O zaman şairin filmlerinde bize gösterdiği şey, kör olmayı bırakmamız ve gerçeklerle yüzleşmeyi reddetmek yerine mücadele etmek midir? Kendi görüntümüzle yüzleşmemiz için Pasolini bizlere bir hikâye anlatmaktadır. Babasının katili ve annesinin sevgilisi olan, ağırlığını kaldıramadığı günahlarından kurtulmak için gözlerini kör eden ve ülkeyi terk eden Kral Oedipe’in trajik hikâyesidir bu.
Pasolini, bugün bize çok uzak gözükebilen bu Yunan antik mitolojisini, 1967 yılında sinemaya tüm evrenselliği ile yeniden uyarladı. Öyküsünü 1920'lerin faşist İtalya'sında açarak 1960 yıllarının sonlarında tekrar kapatmadan önce onu belirsiz ve eski bir çağda devam ettirerek zamansallık çeşitliliği işlemektedir. Bu durumda efsane tarihten bağımsızdır, tarih dışıdır denilebilir. Ayrıca coğrafi bir yer de yoktur, çünkü şarkılar, kostümler ve binalar farklı geleneklerin, farklı kültürlerin bir karışımına uygun gelmektedir. Efsane ne Yunan hatta ne de Avrupalıdır. O hümanisttir. Efsane dünyanın kutsallığını hatırlatır ve Pasolini'nin eserine rehberlik eden ve onu ana teorilerinden birine götüren bu ilkedir: Sinema gerçekliğin yazılı dilidir.

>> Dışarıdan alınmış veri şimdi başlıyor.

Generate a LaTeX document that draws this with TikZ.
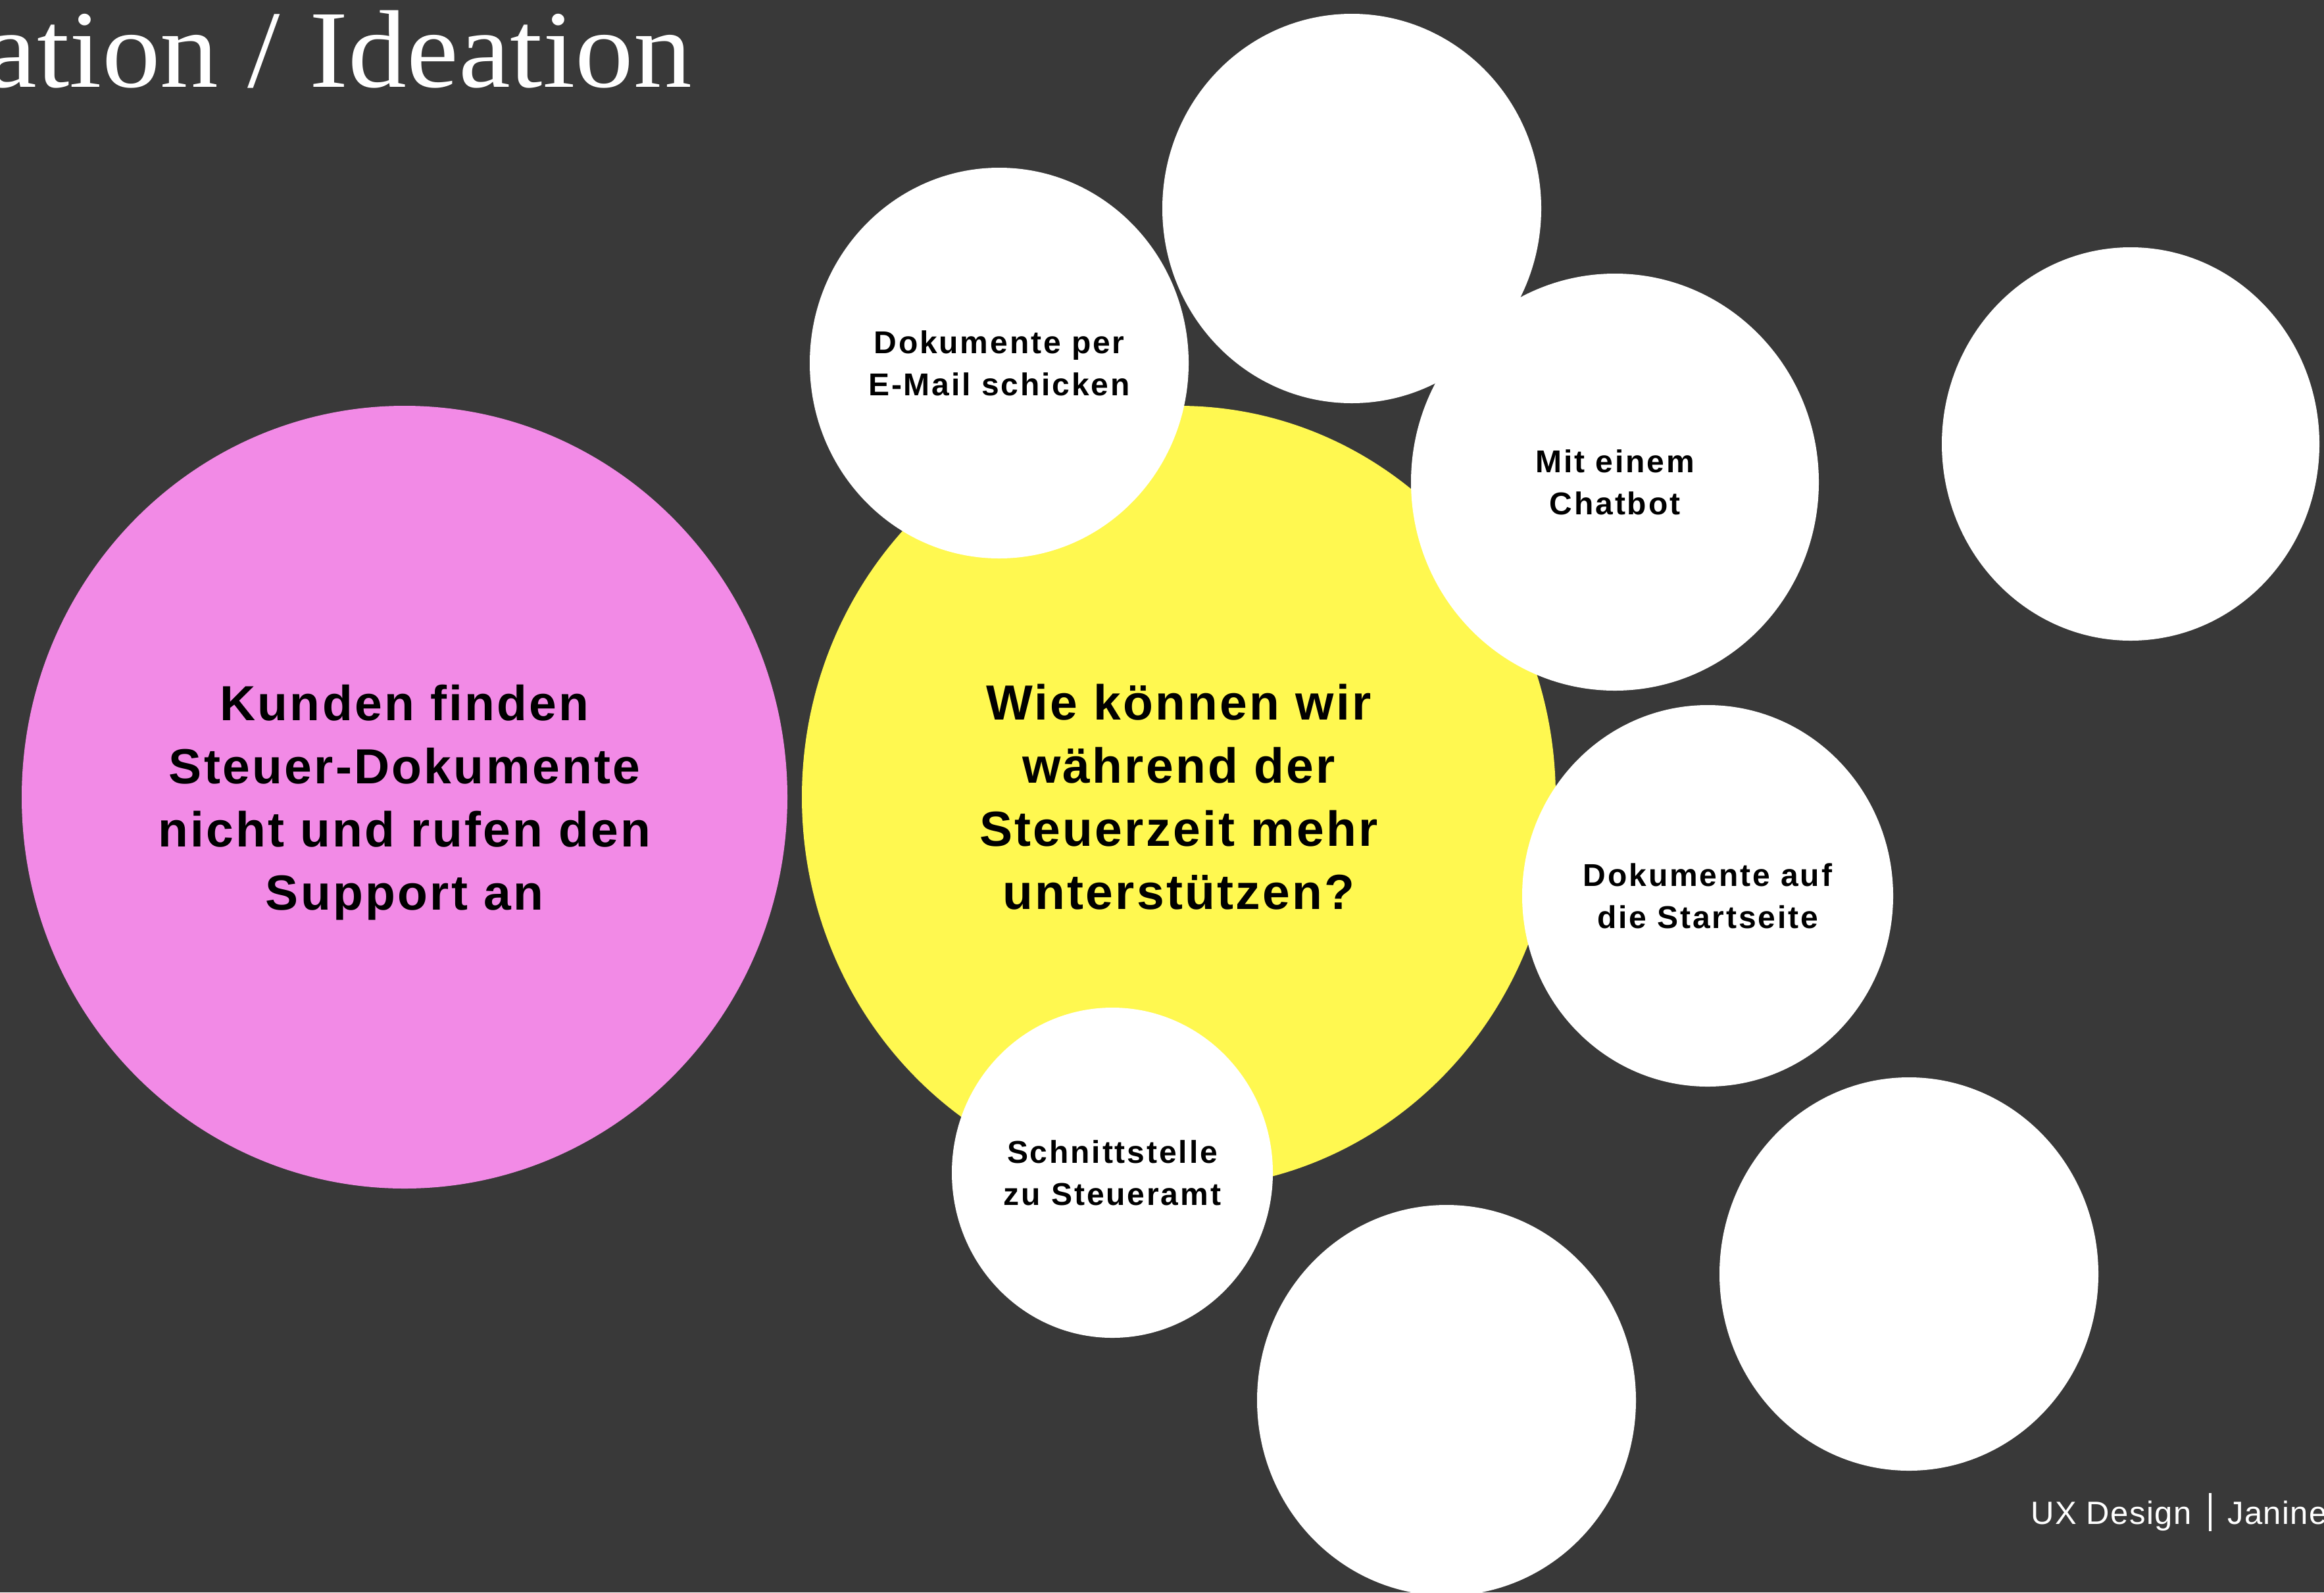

Şair, gerçekliğin bir dil olduğu ve sinemanın bu dilin, yazıtın kaydı olduğu fikrini geliştirmiştir. Çünkü onun için gerçek, çok şekillilik anlamına gelmektedir. Saçımın uzunluğu benimle ve dünyayla ilgili bir şeyler söylüyor. Bir bayrağın rengi bir şeyler söylüyor. Bir annenin çocuğuna yönelik hareketi bir şey söylüyor. Dünyayı oluşturan her şey bir anlam ifade ediyor. Ve ben bir kamerayla, dünyanın bir hareketinin söylediklerini filme çekebilir ve filme yazabilirim ve onu banda kaydedebilirim. O halde sinema gerçeği yazmaktadır. Pasolini'yi film yapmaya iten vizyonunu korumak istediği ve gördüğü dünyaya olan aşkıydı. Filmlerinin örnek alınması, gerçekliğe olan tapınakçılığındandır. Böylelikle, eserlerini karakterize eden “üslupsal magma” yı yaratmak için bir araya getirmeden önce seçtiği gerçeklik unsurlarını toplar. Üslubu izole ve birleştiricidir. Kral Oedipe için Pasolini dindarlıkla damgalanmış bir dönemin gerçekliğini yeniden yazmak için köylü sınıfının gerçekliğini ele alır. Oyuncular, modern dünya tarafından marjinalleştirilen eskil bir kültürün son tanıkları olan insanlardan gelmektedir. Işıltısı klasik dünyanın ortadan kalkmasıyla kararacak ve efsanenin kutsal gücünü anlatabilecek bu canlılığı yayarlar.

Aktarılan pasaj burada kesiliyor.